Just thought I would add my cent and a half......


----------



## bontai Joe (Sep 16, 2003)

I would have bought the filter, but passed on the oil. Any good quality oil from Mobil, Exxon, Citgo, Shell, Castrol, Amoco, Sunoco, etc will perform just fine. Just check the label to see if it is the recommended weight and meets your tractor's grade requirements. At $5.38 a quart for his special oil, you could buy a top synthetic for less.


----------



## Chipmaker (Sep 16, 2003)

Yep, foaming oil what a crock of you know what!

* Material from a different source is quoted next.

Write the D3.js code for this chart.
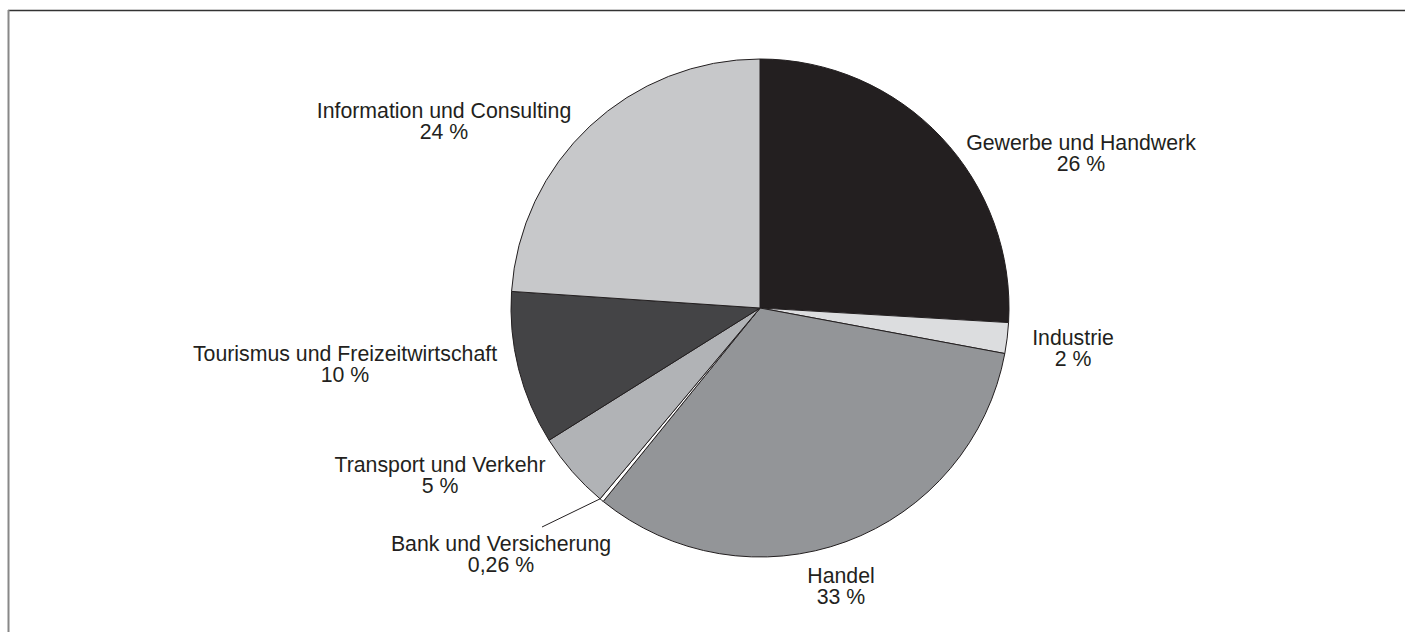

I seriously doubt any oil formulated today is gonna foam up unless its a el cheapo can of ain;t no telling what brand oil and even then its doubtfull.

Filters are not hard to find, NAPA has em so does Advance Auto..........Purolator and WIX brands...........

Nothing worse than a snake oil salesperson. IMHO you did right walking away, which is more than what I would have done as I would of let him know exactly how stupid I seemingly must have appeared to him on my way out, and odds are I would probably been told by him that I don't ever have to come back! I just am short tempered with butt holes like that and loose my cool really easy especially to a sales associate or an order taker at the fast food type restaurants


----------



## Live Oak (Dec 22, 2003)

I bet you can find a Deere filter that will work. If you cannt find a good quality filter; let me know and I can put you in touch with my buddy Ricky at my Deere dealer. He can cross reference and ship you a filter at a very competitive price.


----------



## Ed_GT5000 (Sep 30, 2003)

Yup, I saw those Deere filters at HD, or you can get filters at walmart. Kohler & Briggs oil filters are interchangable. I am running briggs ELS oil filters on my kohler.

I understand where the guy is coming from-- recomending Kohler oil. I use B&S oil in my B&S engines and they seem to love it!

However, If you plan on using your kohler in cold weather then go with a multi-grade oil such as 10-w 30. For hot weather only, straight 30w oil such as the B&S oil I spoke of is fine. 

I am running 10w-30 Mobil 1 in my 25 hp kolher. Is is needed? Won't know that for a number of years. But it is what I feel good using.
Changing your oil on a regular basis and checking your oil before you mow are the most important things you can do.


----------